K.J.S. Anand, MBBS, D. Phil, FAACP, FCCM, FRCPCH, Professor of Pediatrics, Anesthesiology, Anatomy & Neurobiology, Senior Scholar, Center for Excellence in Faith and Health, Methodist Le Bonheur Healthcare System


A baby's brain grows more while in the womb than at any time in a child's life. Life Before Birth: The Hidden Script That Rules Our Lives is a valuable guide to creating healthier babies and offers insight into healing our early primal wounds. Dr. Janov integrates the most recent scientific research about prenatal development with the psychobiological reality that these early experiences do cast a long shadow over our entire lifespan. With a wealth of experience and a history of successful psychotherapeutic treatment, Dr. Janov is well positioned to speak with clarity and precision on a topic that remains critically important.
Paula Thomson, PsyD, Associate Professor, California State University, Northridge & Professor Emeritus, York University

"I am enthralled.
Dr. Janov has crafted a compelling and prophetic opus that could rightly dictate
PhD thesis topics for decades to come. Devoid of any "New Age" pseudoscience,
this work never strays from scientific orthodoxy and yet is perfectly accessible and
downright fascinating to any lay person interested in the mysteries of the human psyche."
Dr. Bernard Park, MD, MPH

His new book “Life Before Birth: The Hidden Script that Rules Our Lives” shows that primal therapy, the lower-brain therapeutic method popularized in the 1970’s international bestseller “Primal Scream” and his early work with John Lennon, may help alleviate depression and anxiety disorders, normalize blood pressure and serotonin levels, and improve the functioning of the immune system.
One of the book’s most intriguing theories is that fetal imprinting, an evolutionary strategy to prepare children to cope with life, establishes a permanent set-point in a child's physiology. Baby's born to mothers highly anxious during pregnancy, whether from war, natural disasters, failed marriages, or other stressful life conditions, may thus be prone to mental illness and brain dysfunction later in life. Early traumatic events such as low oxygen at birth, painkillers and antidepressants administered to the mother during pregnancy, poor maternal nutrition, and a lack of parental affection in the first years of life may compound the effect.
In making the case for a brand-new, unified field theory of psychotherapy, Dr.
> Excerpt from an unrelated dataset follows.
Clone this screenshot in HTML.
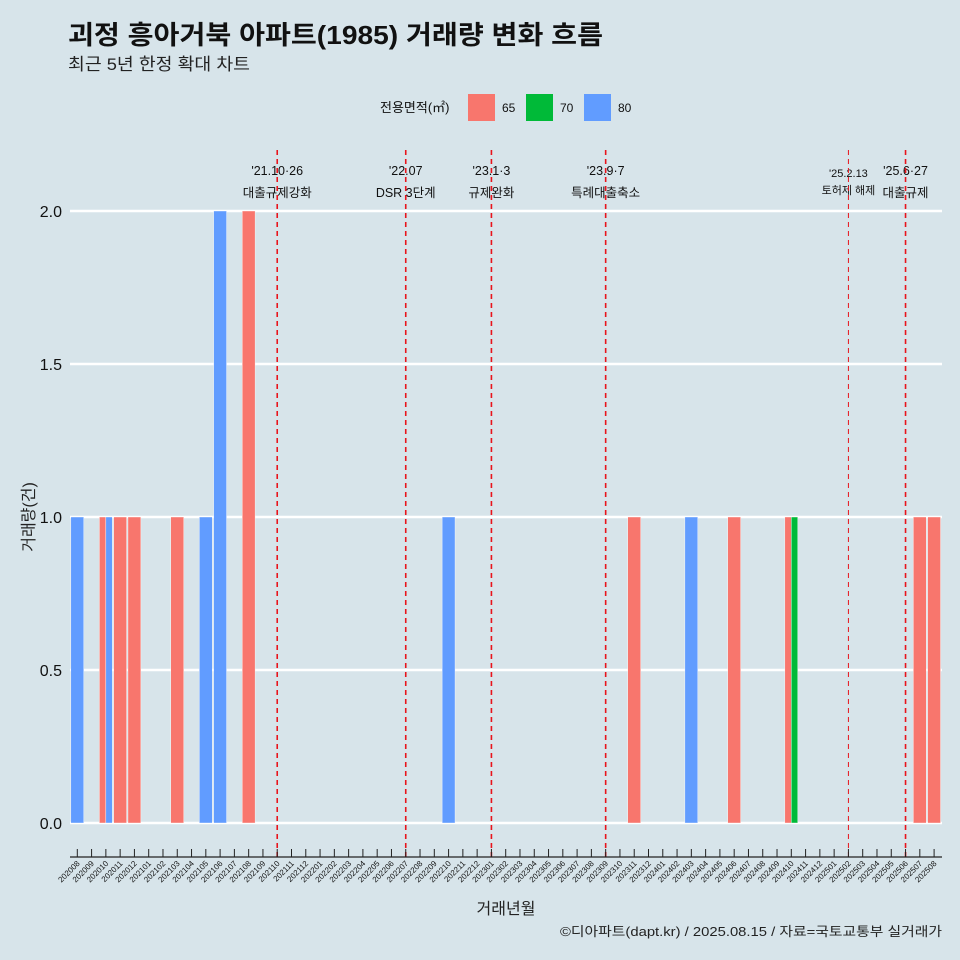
<!DOCTYPE html>
<html><head><meta charset="utf-8"><style>
body{margin:0;background:#d7e4ea;}
svg{display:block;font-family:"Liberation Sans","Noto Sans CJK KR",sans-serif;}
</style></head><body>
<svg id="c" width="960" height="960" xmlns="http://www.w3.org/2000/svg">
<rect width="960" height="960" fill="#d7e4ea"/>
<text x="68" y="44" font-size="26" font-weight="bold" fill="#111" textLength="535" lengthAdjust="spacingAndGlyphs">괴정 흥아거북 아파트(1985) 거래량 변화 흐름</text>
<text x="68" y="70" font-size="17" fill="#222" textLength="182" lengthAdjust="spacingAndGlyphs">최근 5년 한정 확대 차트</text>
<g>
<text x="380" y="112" font-size="13" fill="#111">전용면적(㎡)</text>
<rect x="468" y="94" width="27" height="27" fill="#f8766d"/>
<text x="502" y="112" font-size="12" fill="#111">65</text>
<rect x="526" y="94" width="27" height="27" fill="#00ba38"/>
<text x="560" y="112" font-size="12" fill="#111">70</text>
<rect x="584" y="94" width="27" height="27" fill="#619cff"/>
<text x="618" y="112" font-size="12" fill="#111">80</text>
</g>
<g id="grid"></g><g id="ann"></g><g id="bars"></g><g id="vl"></g><g id="axes"></g>
<text x="34" y="517" font-size="16" fill="#222" transform="rotate(-90 34 517)" text-anchor="middle">거래량(건)</text>
<text x="506" y="914" font-size="16" fill="#222" text-anchor="middle">거래년월</text>
<text x="942" y="936" font-size="13" fill="#222" text-anchor="end" textLength="382" lengthAdjust="spacingAndGlyphs">©디아파트(dapt.kr) / 2025.08.15 / 자료=국토교통부 실거래가</text>
</svg>
<script>
const months=[];for(let y=2020;y<=2025;y++)for(let m=1;m<=12;m++){const k=y*100+m;if(k>=202008&&k<=202508)months.push(String(k));}
const barMonths=["202008","202010","202010","202011","202012","202103","202105","202106","202108","202210","202311","202403","202406","202410","202410","202507","202508"];
const barSizes=["80","65","80","65","65","65","80","80","65","80","65","80","65","65","70","65","65"];
const barCounts=[1,1,1,1,1,1,1,2,2,1,1,1,1,1,1,1,1];
const yTicks=[0,0.5,1,1.5,2];
const yTickLabels=["0.0","0.5","1.0","1.5","2.0"];
const eventMonths=["202110","202207","202301","202309","202502","202506"];
const eventDates=["'21.10·26","'22.07","'23.1·3","'23.9·7","'25.2.13","'25.6·27"];
const eventNames=["대출규제강화","DSR 3단계","규제완화","특례대출축소","토허제 해제","대출규제"];
const colors={"65":"#f8766d","70":"#00ba38","80":"#619cff"};
const NS="http://www.w3.org/2000/svg";
const x0=77.3,step=14.28,y0=823,ppu=306,bw=12.9;
const X=m=>x0+months.indexOf(m)*step;
const Y=v=>y0-v*ppu;
function el(t,a,p){const e=document.createElementNS(NS,t);for(const k in a)e.setAttribute(k,a[k]);document.getElementById(p).appendChild(e);return e;}
yTicks.forEach((v,i)=>{
 const l=el('line',{x1:70,x2:942,y1:Y(v),y2:Y(v),stroke:'#fff','stroke-width':2.4},'grid');
 
 
 const t=el('text',{x:62,y:Y(v)+6,'font-size':16,'text-anchor':'end',fill:'#111'},'axes');t.textContent=yTickLabels[i];
 
 
});
el('line',{x1:70,x2:942,y1:857,y2:857,stroke:'#222','stroke-width':1.2},'axes');
months.forEach(m=>{
 const x=X(m);
 el('line',{x1:x,x2:x,y1:849,y2:857,stroke:'#222','stroke-width':1},'axes');
 const t=el('text',{x:x+3,y:864,'font-size':8,'text-anchor':'end',fill:'#111',transform:`rotate(-45 ${x+3} 864)`},'axes');t.textContent=m;
 
 
});
const groupCount={};barMonths.forEach(m=>groupCount[m]=(groupCount[m]||0)+1);
const seen={};
barMonths.forEach((m,i)=>{
 const n=groupCount[m],k=seen[m]||0;seen[m]=k+1;
 const w=bw/n;const x=X(m)-bw/2+k*w;
 const r=el('rect',{x:x,y:Y(barCounts[i]),width:w,height:barCounts[i]*ppu,fill:colors[barSizes[i]],stroke:'#fff','stroke-width':0.4},'bars');
 
 
});
eventMonths.forEach((m,i)=>{
 const x=X(m);const small=(i==4);
 const l=el('line',{x1:x,x2:x,y1:150,y2:857,stroke:'#e8141c','stroke-width':small?1:1.6,'stroke-dasharray':'5,4'},'vl');
 
 
 const fs=small?11:12.5;
 const a=el('text',{x:x,y:small?177:175,'font-size':fs,'text-anchor':'middle',fill:'#111'},'ann');a.textContent=eventDates[i];
 
 
 const b=el('text',{x:x,y:small?194:197,'font-size':fs,'text-anchor':'middle',fill:'#111'},'ann');b.textContent=eventNames[i];
 
 
});
</script>
</body></html>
Janov weaves together the evolutionary theories of Jean Baptiste Larmarck, the fetal development studies of Vivette Glover and K.J.S. Anand, and fascinating new research by the psychiatrist Elissa Epel suggesting that telomeres—a region of repetitive DNA critical in predicting life expectancy—may be significantly altered during pregnancy.
After explaining how hormonal and neurologic processes in the womb provide a blueprint for later mental illness and disease, Dr. Janov charts a revolutionary new course for psychotherapy. He provides a sharp critique of cognitive behavioral therapy, psychoanalysis, and other popular “talk therapy” models for treating addiction and mental illness, which he argues do not reach the limbic system and brainstem, where the effects of early trauma are registered in the nervous system.
“Life Before Birth: The Hidden Script that Rules Our Lives” is scheduled to be published by NTI Upstream in October 2011, and has tremendous implications for the future of modern psychology, pediatrics, pregnancy, and women’s health.